In the Daily Mail interview, Ball not only maintained his innocence, but also reaffirmed a claim he first made after pleading guilty decades ago: The attempted kidnapping was intended to be a “hoax” carried out with the assistance of a “friend” on the police force who he only knew as “Frank.”

“The whole idea of performing the hoax was to get the publicity so I could write my autobiography, and I expected to get £10,000 in royalties,” Ball told the newspaper.

“To prove my innocence I need to prove the existence of Frank,” according to him. “That will prove I had reason to believe it was all a hoax.”

Ball also claimed in the new interview that Anne, 74, was not afraid of him.

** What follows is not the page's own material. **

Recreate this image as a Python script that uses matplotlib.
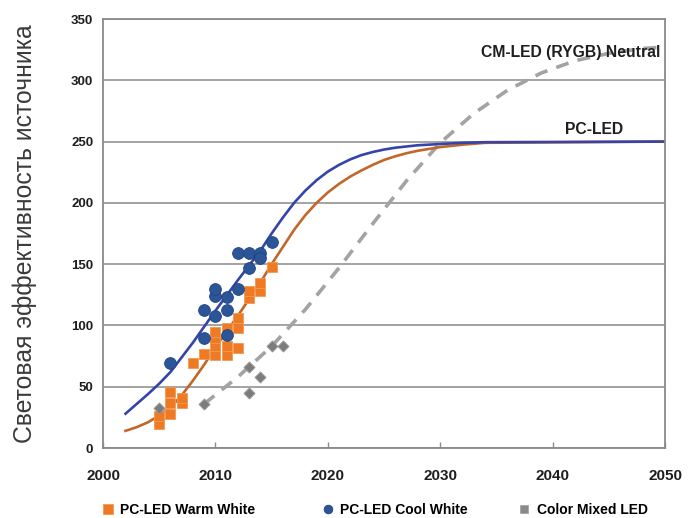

The royal, who had refused to move even after Ball grabbed her arm and tackled her to the floor of the car, “wasn’t bothered on the night,” he told the outlet. “I did not scare her.” “I was more afraid than she was.”

He also told the Daily Mail that apologizing to the men he shot during the alleged “hoax” would be a “waste of time”—and denied that Anne said “Not bloody likely,” her now-iconic alleged response to his attempts to remove her from the car.

Actually, Ball claimed, “She said, ‘You just go away and nobody will think any more about it’, which fuelled the belief that I thought it was a hoax.”

“At the time I thought it wasn’t Princess Anne in the car,” he recalls. “She didn’t look like Princess Anne. “The personality was nothing like Princess Anne.”

In a 1980 interview with British talk show host Michael Parkinson, Princess Anne spoke about her refusal to budge. “We had a sort of discussion about where or not we were going to go,” she deadpanned.

Ultimately, it was a passerby named Ronnie Russell, not Anne or her first husband, Captain Mark Phillips (who was also in the car during the attempted kidnapping), who stopped Ball in 1974.

Russell punched Ball in the head several times before tackling him to the ground. Ball fled the scene, but was apprehended by a nearby police officer shortly after.

Queen Elizabeth later awarded Beaton the George’s Cross, Britain’s highest civilian award for gallantry, for his role in saving her daughter’s life, as well as honors to Callender and the other police officers and bystanders who intervened.